Gibson Les Paul Standard 1952 – 1957

The Gibson Les Paul Standard, originating in 1952, has undergone substantial transformations throughout its existence, influencing both its playability and appeal to collectors. Here’s an in-depth exploration of its evolution:

Early Models (1952-1953):

The initial goldtop models from 1952 and early 1953 faced criticism for their shallow neckset and a problematic trapeze tailpiece. This design flaw made them less practical for players, as the strings wrapped under the bar, hindering palm muting. Additionally, a knock to the trapeze could throw the entire guitar out of tune. The neck angle further limited customization options. These early Les Paul Standards are often looked down upon by players.
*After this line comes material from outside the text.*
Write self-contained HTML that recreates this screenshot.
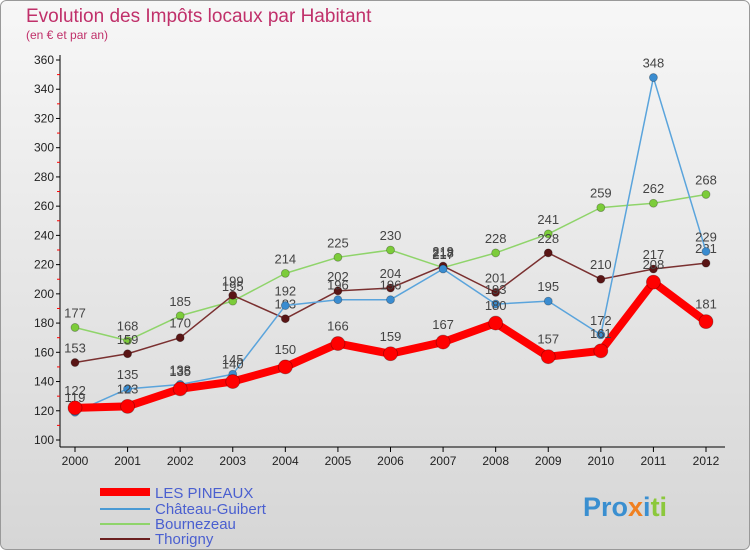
<!DOCTYPE html>
<html><head><meta charset="utf-8"><style>
body{margin:0;background:#fff}
svg{display:block;font-family:"Liberation Sans",sans-serif}
</style></head><body>
<svg id="c" width="750" height="550" viewBox="0 0 750 550">
<defs><linearGradient id="bg" x1="0" y1="0" x2="0" y2="1"><stop offset="0" stop-color="#f7f7f7"/><stop offset="1" stop-color="#d6d6d6"/></linearGradient></defs>
<rect x="0.5" y="0.5" width="749" height="549" rx="6" fill="url(#bg)" stroke="#999"/>
<text x="26" y="22" font-size="19" fill="#c0306a">Evolution des Impôts locaux par Habitant</text>
<text x="26" y="39" font-size="12" fill="#c0306a">(en € et par an)</text>
<g id="axes"></g><g id="series"></g>
<g>
<line x1="100" y1="492" x2="150" y2="492" stroke="#f00" stroke-width="8"/>
<text x="155" y="498" font-size="15" fill="#4a5fd0">LES PINEAUX</text>
<line x1="100" y1="509" x2="150" y2="509" stroke="#4a9ad4" stroke-width="2"/>
<text x="155" y="514" font-size="15" fill="#4a5fd0">Château-Guibert</text>
<line x1="100" y1="524" x2="150" y2="524" stroke="#8fd46a" stroke-width="2"/>
<text x="155" y="529" font-size="15" fill="#4a5fd0">Bournezeau</text>
<line x1="100" y1="539" x2="150" y2="539" stroke="#6b2020" stroke-width="2"/>
<text x="155" y="544" font-size="15" fill="#4a5fd0">Thorigny</text>
</g>
<text x="583" y="516" font-size="27" font-weight="bold" fill="#3a8fd0">Pro<tspan fill="#f08020">x</tspan><tspan fill="#3a8fd0">i</tspan><tspan fill="#8cc83c">ti</tspan></text>
</svg>
<script>
const years=[2000,2001,2002,2003,2004,2005,2006,2007,2008,2009,2010,2011,2012];
const yTicks=[100,120,140,160,180,200,220,240,260,280,300,320,340,360];
const lesPineaux=[122,123,135,140,150,166,159,167,180,157,161,208,181];
const chateauGuibert=[119,135,138,145,192,196,196,217,193,195,172,348,229];
const bournezeau=[177,168,185,195,214,225,230,218,228,241,259,262,268];
const thorigny=[153,159,170,199,183,202,204,219,201,228,210,217,221];
const NS="http://www.w3.org/2000/svg";
const xs=i=>75+i*(706-75)/(years.length-1);
const ys=v=>440-(v-100)*(380/260);
function mk(t,a,p){const e=document.createElementNS(NS,t);for(const k in a)e.setAttribute(k,a[k]);p.appendChild(e);return e;}
const ax=document.getElementById('axes');
let e=mk('line',{x1:60,y1:55,x2:60,y2:447,stroke:'#000'},ax);


e=mk('line',{x1:60,y1:447,x2:725,y2:447,stroke:'#000'},ax);


yTicks.forEach(v=>{const y=ys(v);
mk('line',{x1:56,y1:y,x2:60,y2:y,stroke:'#000'},ax);
if(v<360)mk('line',{x1:57,y1:ys(v+10),x2:60,y2:ys(v+10),stroke:'#f00'},ax);
const t=mk('text',{x:54,y:y+4,'font-size':12,'text-anchor':'end',fill:'#222'},ax);t.textContent=v;

});
years.forEach((yr,i)=>{const x=xs(i);
mk('line',{x1:x,y1:447,x2:x,y2:452,stroke:'#000'},ax);
const t=mk('text',{x:x,y:465,'font-size':12,'text-anchor':'middle',fill:'#222'},ax);t.textContent=yr;

});
const sg=document.getElementById('series');
function draw(name,vals,col,w,r,dot){
const g=mk('g',{},sg);


const p=mk('polyline',{points:vals.map((v,i)=>xs(i)+','+ys(v)).join(' '),fill:'none',stroke:col,'stroke-width':w,'stroke-linejoin':'round'},g);


vals.forEach((v,i)=>{const c=mk('circle',{cx:xs(i),cy:ys(v),r:r,fill:dot,stroke:'rgba(0,0,0,0.3)','stroke-width':0.8},g);


const t=mk('text',{x:xs(i),y:ys(v)-(r+6),'font-size':13,'text-anchor':'middle',fill:'#444'},g);t.textContent=v;

});}
draw('bournezeau',bournezeau,'#8fd46a',1.5,4,'#7ccc3a');
draw('thorigny',thorigny,'#7a3030',1.5,4,'#5a1515');
draw('chateau-guibert',chateauGuibert,'#5aa4dc',1.5,4,'#3a8cd0');
draw('les-pineaux',lesPineaux,'#f00',8,7,'#f00');
</script>
</body></html>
Transition to Wrap-Around Bar (Early 1953):

Recognizing the issues, Gibson adopted the “wrap around bar” tailpiece/bridge combo by early 1953. This improved playability, allowing strings to wrap on top of the tailpiece for effective palm muting. However, accurate intonation became a challenge for many players.

Tune-o-matic Bridge and Stop Tailpiece (Fall 1955):

In fall 1955, the Les Paul Goldtop saw a major upgrade with the adoption of the Tune-o-matic bridge and stop tailpiece, resolving intonation concerns. This configuration, paired with P-90 pickups, became highly praised, making the late 1955 to early 1957 Goldtop a versatile and coveted guitar.

Humbucking Pickups (Early 1957):

A pivotal moment in the Les Paul’s history occurred in early 1957 when Gibson switched from P-90 to humbucking pickups. This change solidified the Les Paul Standard as one of the most popular electric guitars globally. The humbucker goldtop, in particular, became highly sought after.

Visual Changes (1958):

The final significant change in 1958 brought a visual transformation, replacing the “goldtop” finish with a sunburst and changing the back color to cherry red. Despite being identical to the mid-1957 goldtop model, the sunburst Les Paul Standards from mid-1958 to 1960 are considered among the most attractive electric guitars ever produced.

Transition to SG Body Style (Late 1960):

In late 1960, the Les Paul underwent a major design shift with the introduction of the double cutaway SG body style, featuring a sideways vibrato and a thin neck backshape. However, these guitars were criticized for being less playable and are less collectible. The 1963 to 1964 SG Les Pauls saw improvements in vibrato and neck size.

Notable Model Features:

1952 Gibson Les Paul Goldtop:

  • Carved maple top (two or three pieces)
  • Single cutaway
  • Mahogany back and neck
  • Soapbar P-90 pickups with cream covers
  • Trapeze tailpiece/bridge combo
  • Cream binding on neck and top
  • Pearl logo
  • Goldtop finish
  • Nickel-plated parts

1953 to Early 1955 Gibson Les Paul Goldtop:

  • Stud wrap-around tailpiece/bridge
  • Serial number on back of peghead
  • Increased neck set for better adjustment
  • Curved top case introduced in 1954

Fall 1955 to Early 1957 Gibson Les Paul Goldtop:

  • Tune-o-matic bridge
  • Stud tailpiece moved back to anchor strings
  • Change in knob shape to top-hat (“bonnet”)
  • Transition to Bumblebee tone capacitors

1957 Gibson Les Paul Goldtop:

  • Introduction of humbucking PAF pickups
  • Some goldtops with dark brown backs
  • Transition from black to cream plastic parts
  • Variation in peghead logo position
  • Rare mahogany-topped goldtops

The Gibson Les Paul Standard, with its rich history and various iterations, remains a timeless and iconic instrument in the world of electric guitars.